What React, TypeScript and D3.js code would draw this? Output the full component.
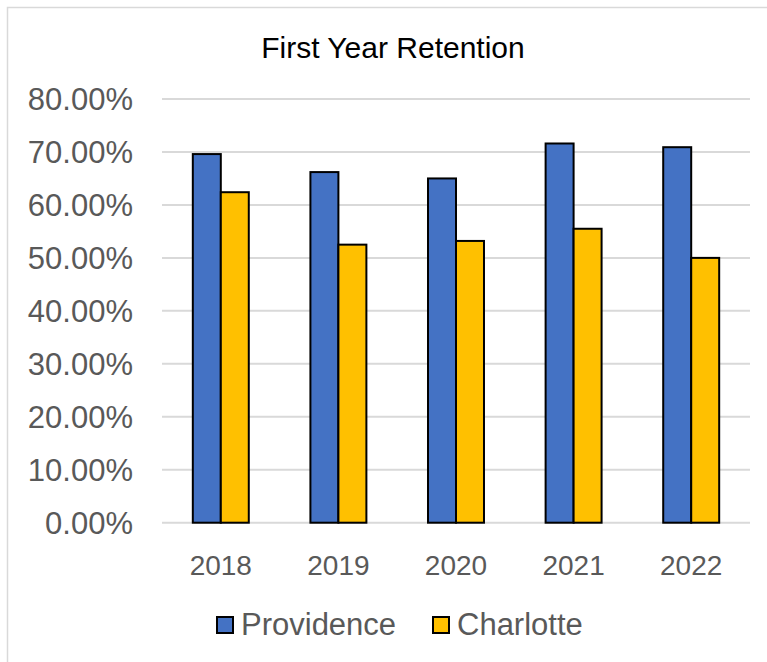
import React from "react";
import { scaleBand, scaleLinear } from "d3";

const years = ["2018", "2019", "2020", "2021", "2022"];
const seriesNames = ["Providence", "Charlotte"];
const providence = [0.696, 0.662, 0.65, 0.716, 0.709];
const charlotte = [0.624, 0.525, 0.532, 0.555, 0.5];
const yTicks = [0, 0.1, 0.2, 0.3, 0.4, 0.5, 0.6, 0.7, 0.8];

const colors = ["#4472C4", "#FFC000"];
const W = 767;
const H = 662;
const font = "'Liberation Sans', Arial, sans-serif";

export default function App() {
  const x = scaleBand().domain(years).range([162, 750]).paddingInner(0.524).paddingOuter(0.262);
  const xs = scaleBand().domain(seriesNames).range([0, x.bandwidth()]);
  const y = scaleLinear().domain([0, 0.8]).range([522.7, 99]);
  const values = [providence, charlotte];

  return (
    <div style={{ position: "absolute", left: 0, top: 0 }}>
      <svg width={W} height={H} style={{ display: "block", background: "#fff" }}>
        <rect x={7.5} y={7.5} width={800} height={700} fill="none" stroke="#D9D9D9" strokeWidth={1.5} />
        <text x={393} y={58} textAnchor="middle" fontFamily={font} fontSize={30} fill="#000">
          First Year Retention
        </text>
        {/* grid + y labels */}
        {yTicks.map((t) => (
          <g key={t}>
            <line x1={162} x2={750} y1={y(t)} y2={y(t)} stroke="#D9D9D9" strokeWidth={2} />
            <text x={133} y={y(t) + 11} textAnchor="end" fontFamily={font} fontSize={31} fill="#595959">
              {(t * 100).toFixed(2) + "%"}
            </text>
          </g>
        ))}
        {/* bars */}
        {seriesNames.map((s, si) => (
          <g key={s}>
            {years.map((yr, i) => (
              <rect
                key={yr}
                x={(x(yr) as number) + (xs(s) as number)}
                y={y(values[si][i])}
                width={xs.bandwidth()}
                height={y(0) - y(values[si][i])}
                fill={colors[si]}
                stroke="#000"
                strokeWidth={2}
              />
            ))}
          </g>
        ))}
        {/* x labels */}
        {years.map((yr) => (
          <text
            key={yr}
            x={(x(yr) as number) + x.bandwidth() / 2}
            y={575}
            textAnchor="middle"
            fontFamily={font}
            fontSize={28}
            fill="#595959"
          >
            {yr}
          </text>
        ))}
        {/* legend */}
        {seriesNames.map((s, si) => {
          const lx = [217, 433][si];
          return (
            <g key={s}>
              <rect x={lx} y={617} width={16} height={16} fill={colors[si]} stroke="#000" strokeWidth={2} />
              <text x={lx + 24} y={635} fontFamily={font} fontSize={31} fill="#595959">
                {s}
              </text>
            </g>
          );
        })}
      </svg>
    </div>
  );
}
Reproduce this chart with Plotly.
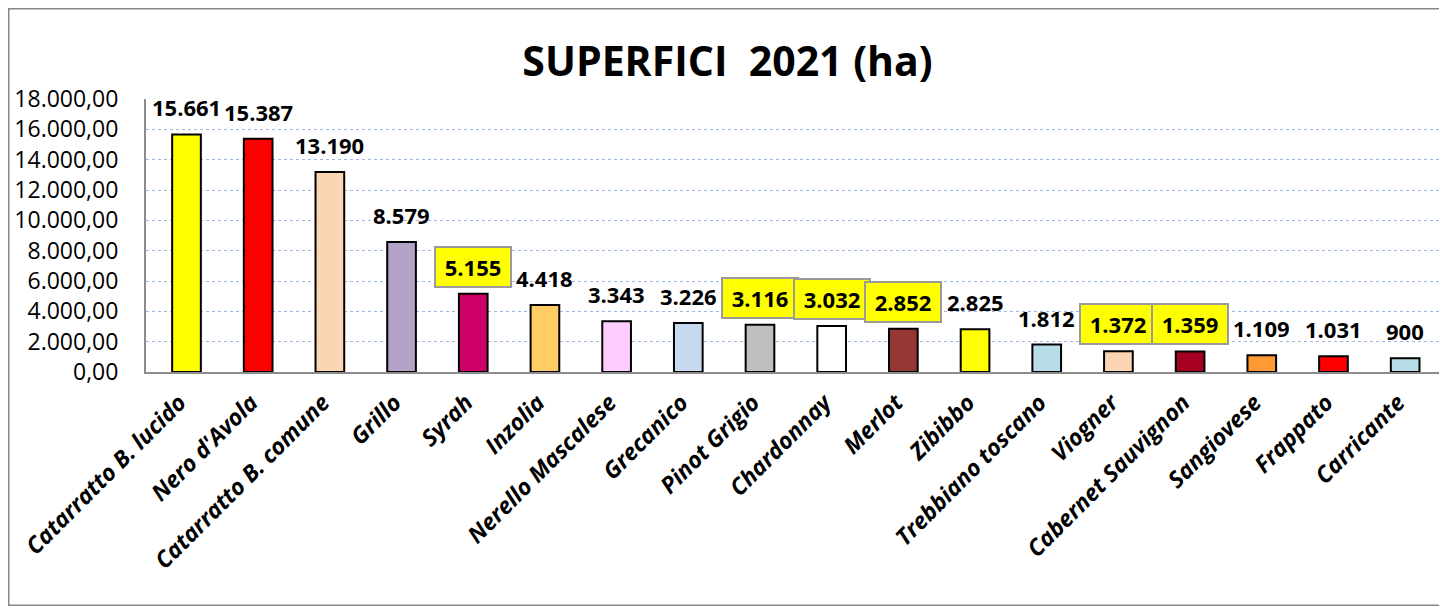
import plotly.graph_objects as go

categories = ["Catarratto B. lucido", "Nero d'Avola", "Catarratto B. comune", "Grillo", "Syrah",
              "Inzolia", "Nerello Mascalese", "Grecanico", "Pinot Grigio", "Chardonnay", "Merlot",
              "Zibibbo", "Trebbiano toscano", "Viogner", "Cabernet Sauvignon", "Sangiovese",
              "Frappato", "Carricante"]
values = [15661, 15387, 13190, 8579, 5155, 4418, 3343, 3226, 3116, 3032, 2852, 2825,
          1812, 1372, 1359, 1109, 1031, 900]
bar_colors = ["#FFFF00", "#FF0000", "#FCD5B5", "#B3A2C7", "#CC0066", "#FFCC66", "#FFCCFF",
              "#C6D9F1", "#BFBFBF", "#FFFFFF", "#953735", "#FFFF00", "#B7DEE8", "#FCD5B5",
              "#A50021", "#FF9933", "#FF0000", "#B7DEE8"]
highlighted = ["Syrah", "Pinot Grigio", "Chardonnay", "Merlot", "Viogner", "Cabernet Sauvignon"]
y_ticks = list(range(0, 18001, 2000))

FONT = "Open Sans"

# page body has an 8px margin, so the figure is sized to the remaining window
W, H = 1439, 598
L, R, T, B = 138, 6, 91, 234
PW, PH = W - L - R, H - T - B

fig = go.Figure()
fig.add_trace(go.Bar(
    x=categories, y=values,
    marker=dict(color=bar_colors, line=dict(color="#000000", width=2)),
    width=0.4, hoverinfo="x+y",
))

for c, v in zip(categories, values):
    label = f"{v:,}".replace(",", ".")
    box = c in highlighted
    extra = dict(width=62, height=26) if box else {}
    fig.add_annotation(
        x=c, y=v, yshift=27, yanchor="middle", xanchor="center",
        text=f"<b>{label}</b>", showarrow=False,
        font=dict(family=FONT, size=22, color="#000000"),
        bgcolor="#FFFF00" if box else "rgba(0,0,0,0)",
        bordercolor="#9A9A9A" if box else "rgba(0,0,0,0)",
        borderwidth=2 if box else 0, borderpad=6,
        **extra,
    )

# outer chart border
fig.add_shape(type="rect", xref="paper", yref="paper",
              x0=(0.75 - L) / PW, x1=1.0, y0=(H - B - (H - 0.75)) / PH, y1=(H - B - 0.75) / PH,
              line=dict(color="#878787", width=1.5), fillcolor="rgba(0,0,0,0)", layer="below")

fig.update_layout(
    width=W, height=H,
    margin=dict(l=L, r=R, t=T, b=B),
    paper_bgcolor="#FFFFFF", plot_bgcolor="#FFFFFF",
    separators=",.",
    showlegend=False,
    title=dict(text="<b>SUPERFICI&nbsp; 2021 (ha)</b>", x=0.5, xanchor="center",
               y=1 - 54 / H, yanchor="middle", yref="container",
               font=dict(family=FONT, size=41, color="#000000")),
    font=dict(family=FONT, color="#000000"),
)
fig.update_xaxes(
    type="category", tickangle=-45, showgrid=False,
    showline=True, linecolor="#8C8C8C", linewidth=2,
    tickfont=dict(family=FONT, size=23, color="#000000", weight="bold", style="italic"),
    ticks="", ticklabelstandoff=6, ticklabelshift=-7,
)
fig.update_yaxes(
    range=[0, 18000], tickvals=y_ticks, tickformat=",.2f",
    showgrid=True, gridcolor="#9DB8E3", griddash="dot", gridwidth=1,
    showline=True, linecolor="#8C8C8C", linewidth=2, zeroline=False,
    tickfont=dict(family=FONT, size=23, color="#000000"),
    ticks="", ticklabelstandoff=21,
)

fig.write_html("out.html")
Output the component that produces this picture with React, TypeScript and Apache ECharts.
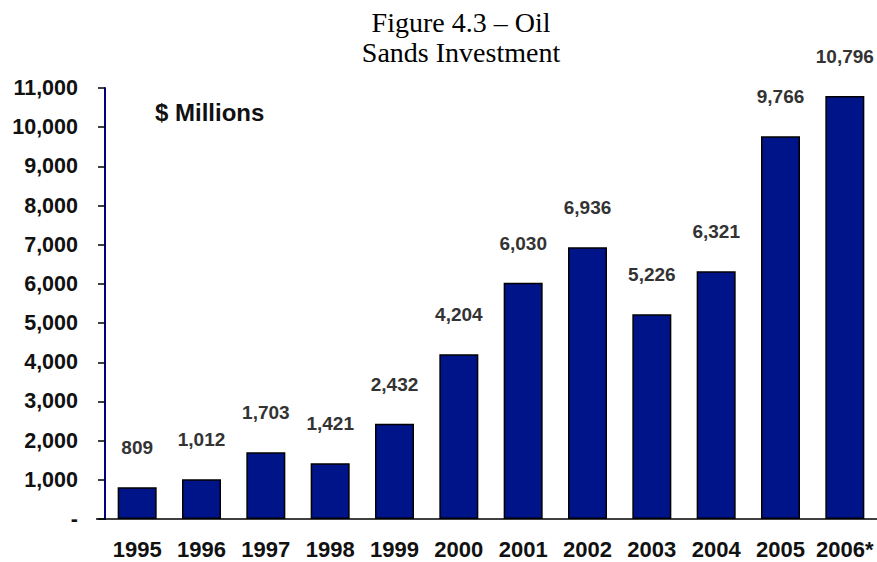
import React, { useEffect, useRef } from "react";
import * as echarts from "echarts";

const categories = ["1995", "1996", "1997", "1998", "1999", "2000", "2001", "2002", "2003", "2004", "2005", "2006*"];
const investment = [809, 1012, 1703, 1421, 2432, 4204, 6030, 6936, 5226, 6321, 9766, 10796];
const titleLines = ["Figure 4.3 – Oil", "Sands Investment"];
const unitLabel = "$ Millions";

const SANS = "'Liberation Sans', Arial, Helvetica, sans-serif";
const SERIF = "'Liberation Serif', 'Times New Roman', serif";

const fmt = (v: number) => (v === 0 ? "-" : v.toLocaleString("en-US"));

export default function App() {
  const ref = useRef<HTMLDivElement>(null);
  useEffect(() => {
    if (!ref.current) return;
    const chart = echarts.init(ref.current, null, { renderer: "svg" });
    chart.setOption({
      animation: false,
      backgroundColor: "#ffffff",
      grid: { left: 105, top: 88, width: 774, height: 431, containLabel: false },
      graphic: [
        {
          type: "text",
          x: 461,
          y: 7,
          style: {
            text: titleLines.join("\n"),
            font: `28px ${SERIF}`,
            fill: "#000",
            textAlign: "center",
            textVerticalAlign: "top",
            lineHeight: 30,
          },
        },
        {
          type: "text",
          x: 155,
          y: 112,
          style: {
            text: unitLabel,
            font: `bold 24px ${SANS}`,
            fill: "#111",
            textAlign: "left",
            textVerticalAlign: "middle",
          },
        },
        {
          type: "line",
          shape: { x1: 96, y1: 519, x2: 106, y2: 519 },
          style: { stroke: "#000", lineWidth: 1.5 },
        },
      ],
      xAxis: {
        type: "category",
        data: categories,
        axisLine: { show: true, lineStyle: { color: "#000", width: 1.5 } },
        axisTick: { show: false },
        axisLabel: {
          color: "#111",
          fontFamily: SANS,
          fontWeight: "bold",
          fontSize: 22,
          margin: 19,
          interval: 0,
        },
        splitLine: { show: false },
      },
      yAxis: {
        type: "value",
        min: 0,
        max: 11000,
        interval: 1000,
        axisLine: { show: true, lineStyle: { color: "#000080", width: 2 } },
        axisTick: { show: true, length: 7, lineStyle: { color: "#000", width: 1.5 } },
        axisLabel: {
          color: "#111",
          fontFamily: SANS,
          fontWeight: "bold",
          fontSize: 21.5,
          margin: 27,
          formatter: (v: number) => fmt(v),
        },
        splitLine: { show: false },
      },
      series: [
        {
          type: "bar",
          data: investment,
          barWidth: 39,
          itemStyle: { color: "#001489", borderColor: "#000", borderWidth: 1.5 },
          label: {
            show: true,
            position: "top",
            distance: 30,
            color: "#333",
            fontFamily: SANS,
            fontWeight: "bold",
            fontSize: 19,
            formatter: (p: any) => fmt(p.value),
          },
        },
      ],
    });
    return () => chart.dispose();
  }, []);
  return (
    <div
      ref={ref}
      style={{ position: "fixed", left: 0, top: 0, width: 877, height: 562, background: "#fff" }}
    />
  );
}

==================================================

Looking at the records above, count the lines where the word "with" appears. State only the number.

Expected answer ▸
2